Globaliser la démocratie est la seule manière de démocratiser la globalisation. Au-delà de nos différences sur le contenu et les méthodes nécessaires pour avancer vers un ordre mondial plus juste et équitable, nous les signataires de ce document, partageons un ferme engagement pour le développement d’une démocratie globale. Au nom de la paix, de la justice et des droits de l’homme, nous ne voulons pas être mondialement gouvernés par ceux qui ont été élus pour le faire seulement au niveau national, ni par des organisations internationales qui ne nous représentent pas. Donc, nous travaillons pour la construction d‘espaces politiques supranationaux et réclamons des institutions politiques régionales, internationales et mondiales à la hauteur des défis propres au XXIème siècle, qui expriment les différentes visions et protégent les intérêts communs des sept milliards de femmes et d’hommes qui aujourd’hui composent l’humanité.

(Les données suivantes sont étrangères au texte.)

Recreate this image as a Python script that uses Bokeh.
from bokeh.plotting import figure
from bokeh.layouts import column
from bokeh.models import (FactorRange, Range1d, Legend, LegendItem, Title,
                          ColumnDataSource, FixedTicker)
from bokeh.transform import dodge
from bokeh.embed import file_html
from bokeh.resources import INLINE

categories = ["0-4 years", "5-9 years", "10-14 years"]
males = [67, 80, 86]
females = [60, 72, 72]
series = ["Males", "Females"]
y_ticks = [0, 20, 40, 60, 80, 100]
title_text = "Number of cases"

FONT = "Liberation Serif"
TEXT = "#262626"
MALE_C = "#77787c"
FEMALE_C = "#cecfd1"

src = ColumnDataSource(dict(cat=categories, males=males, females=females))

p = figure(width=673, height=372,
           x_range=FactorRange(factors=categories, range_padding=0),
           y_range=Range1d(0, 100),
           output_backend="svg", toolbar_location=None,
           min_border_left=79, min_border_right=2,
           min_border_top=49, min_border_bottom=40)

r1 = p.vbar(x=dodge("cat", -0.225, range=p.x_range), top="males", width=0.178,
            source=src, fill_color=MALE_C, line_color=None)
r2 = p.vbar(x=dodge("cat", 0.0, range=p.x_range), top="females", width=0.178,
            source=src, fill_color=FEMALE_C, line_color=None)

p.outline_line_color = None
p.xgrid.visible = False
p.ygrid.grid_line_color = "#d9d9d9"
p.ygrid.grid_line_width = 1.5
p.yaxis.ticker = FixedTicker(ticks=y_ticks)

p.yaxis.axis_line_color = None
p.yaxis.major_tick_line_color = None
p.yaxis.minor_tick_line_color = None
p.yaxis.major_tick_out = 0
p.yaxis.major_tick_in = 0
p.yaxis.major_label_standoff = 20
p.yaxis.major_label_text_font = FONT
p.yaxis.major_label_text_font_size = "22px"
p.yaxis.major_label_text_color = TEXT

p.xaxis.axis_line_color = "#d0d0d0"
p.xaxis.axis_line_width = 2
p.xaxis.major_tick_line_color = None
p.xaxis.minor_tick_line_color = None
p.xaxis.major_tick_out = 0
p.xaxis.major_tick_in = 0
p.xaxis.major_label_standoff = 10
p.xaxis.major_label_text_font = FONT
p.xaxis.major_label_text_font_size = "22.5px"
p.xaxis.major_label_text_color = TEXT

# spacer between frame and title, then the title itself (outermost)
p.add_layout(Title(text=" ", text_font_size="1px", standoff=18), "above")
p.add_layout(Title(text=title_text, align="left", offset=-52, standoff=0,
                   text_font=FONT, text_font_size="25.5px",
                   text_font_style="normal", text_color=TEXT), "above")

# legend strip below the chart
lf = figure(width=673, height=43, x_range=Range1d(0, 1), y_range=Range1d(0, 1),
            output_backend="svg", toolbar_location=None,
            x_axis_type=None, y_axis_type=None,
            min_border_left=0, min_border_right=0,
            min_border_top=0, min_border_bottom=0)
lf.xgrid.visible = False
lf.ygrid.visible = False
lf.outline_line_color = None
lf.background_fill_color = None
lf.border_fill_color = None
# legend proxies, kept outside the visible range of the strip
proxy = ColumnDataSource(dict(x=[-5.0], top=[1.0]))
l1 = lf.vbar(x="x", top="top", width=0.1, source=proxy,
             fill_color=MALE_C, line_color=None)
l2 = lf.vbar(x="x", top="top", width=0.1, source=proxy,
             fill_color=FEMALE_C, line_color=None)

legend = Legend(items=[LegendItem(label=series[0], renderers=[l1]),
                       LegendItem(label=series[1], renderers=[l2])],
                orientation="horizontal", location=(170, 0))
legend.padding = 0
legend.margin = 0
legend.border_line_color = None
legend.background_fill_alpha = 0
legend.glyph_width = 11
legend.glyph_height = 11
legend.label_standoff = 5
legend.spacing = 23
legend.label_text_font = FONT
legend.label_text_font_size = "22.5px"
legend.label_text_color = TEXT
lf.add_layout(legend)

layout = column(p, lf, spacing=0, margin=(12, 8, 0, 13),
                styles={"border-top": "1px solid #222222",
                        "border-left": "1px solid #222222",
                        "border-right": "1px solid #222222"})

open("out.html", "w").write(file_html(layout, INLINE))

Nous appelons tous les êtres humains à participer à la constitution d’une démocratie globale. Nous partageons les revendications des mouvements sociaux mondiaux qui appellent à « s’unir pour un changement global » ainsi que pour une « démocratie réelle ». Ces deux postulats signifient que nous rejetons le fait de continuer à être gouvernés par des pouvoirs politiques et économiques dont les résolutions échappent entièrement à notre influence. L’autonomie et l’autodétermination des peuples ne sont pas valables uniquement au niveau local et national. C’est pourquoi nous revendiquons notre droit à participer aux décisions globales fondamentales qui affectent nos vies. Nous nous voulons « citoyens du monde », pas simplement des « habitants ». Nous exigeons une démocratie non seulement au niveau local et national mais aussi une démocratie globale, nous nous engageons à travailler pour son développement et nous appelons tous les leaders politiques, intellectuels et civiques du monde, toutes les organisations, les partis et les mouvements, et toutes les personnes de convictions démocratiques de la planète, à participer activement à sa construction.